・動産の所有権留保付割賦売買契約において、代金完済前に買主の債権者が目的物を差し押さえた場合、売主は、留保した所有権に基づき第三者異議の訴えを提起することができる!!!
+判例(S49.7.18)
原審が適法に確定したところによれば、(一) 訴外湯浅金物株式会社は、昭和四二年一一月二二日その所有にかかる本件土運船を含む二隻の土運船を代金二七〇三万円で訴外中村海工株式会社に売り渡したが、代金支払方法として、契約と同時に二〇〇万円を支払い、残代金は昭和四四年九月二五日までにこれを二五回に分割して支払い、右代金完済に至るまで土運船の所有権は湯浅金物株式会社に留保し、代金完済のとき中村海工株式会社に移転することとし、その間湯浅金物株式会社は右土運船を中村海工株式会社に無償で使用させる旨の特約が締結されたこと、(二) ところが、中村海工株式会社は、残代金三一八万五〇〇〇円の未払を残したまま昭和四四年七月一九日大阪地方裁判所に和議開始の申立をしたので、湯浅金物株式会社は、中村海工株式会社がみずから破産、和議開始あるいは会社更生手続の開始等の申立をしたときは契約を解除して土運船の返還を求めることができる旨の特約に基づき、同月二三日契約を解除して、同会社から土運船二隻の返還を受けたうえ、同月三一日これを訴外丸嘉機械株式会社に代金三三〇万円で売り渡し、さらに被上告人が同年九月一三日同会社からこれを買い受けたこと、(三) 昭和四五年三月二日上告人は中村海工株式会社に対する債務名義に基づき本件土運船を差し押えたこと、以上の事実が認められる、というのである。

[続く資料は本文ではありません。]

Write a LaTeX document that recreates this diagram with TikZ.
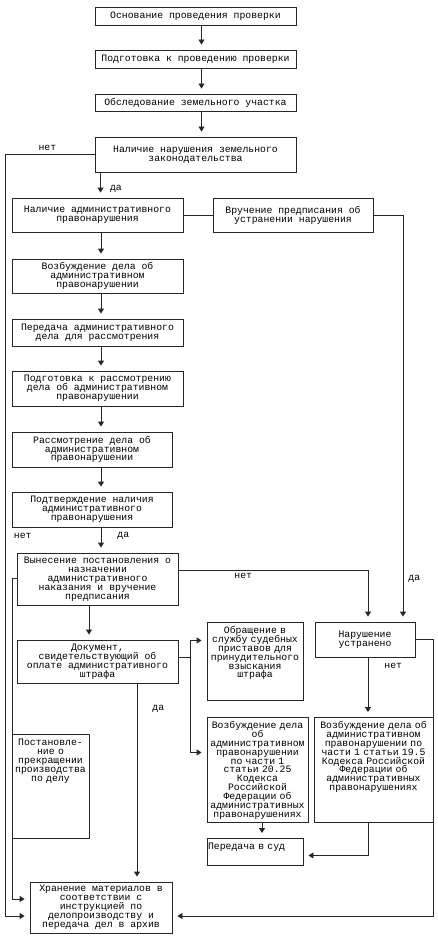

おもうに、動産の割賦払約款付売買契約において、代金完済に至るまで目的物の所有権が売主に留保され、買主に対する所有権の移転は右代金完済を停止条件とする旨の合意がなされているときは、代金完済に至るまでの間に買主の債権者が目的物に対して強制執行に及んだとしても、売主あるいは右売主から目的物を買い受けた第三者は、所有権に基づいて第三者異議の訴を提起し、その執行の排除を求めることができると解するのが相当である。いまこれを本件についてみるに、前記原審の確定した事実関係のもとにおいて、被上告人が湯浅金物株式会社から丸嘉機械株式会社を経て取得した本件土運船の所有権に基づき上告人の強制執行の排除を求めることができることは、右説示に照らして明らかであり、これと結論を同じくする原審の判断は、正当として是認することができる。所論引用の判例は、事案を異にし、本件に適切とはいえない。原判決(その引用する第一審判決を含む。)に所論の違法はなく、論旨は採用することができない。
+++第三者異議の訴えとは
強制執行が行われた場合に,第三者が執行の目的物について所有権その他目的物の譲渡または引渡しを妨げることのできる実体上の権利を主張し,執行の不許を求める訴え (民事執行法 38) 。訴えの性格については,学説が分れているが,第三者の異議権を訴訟物とする形成訴訟と解するのが通説である。
+民事執行法
(第三者異議の訴え)
第38条
1項 強制執行の目的物について所有権その他目的物の譲渡又は引渡しを妨げる権利を有する第三者は、債権者に対し、その強制執行の不許を求めるために、第三者異議の訴えを提起することができる。
2項 前項に規定する第三者は、同項の訴えに併合して、債務者に対する強制執行の目的物についての訴えを提起することができる。
3項 第1項の訴えは、執行裁判所が管轄する。
4項 前二条の規定は、第一項の訴えに係る執行停止の裁判について準用する。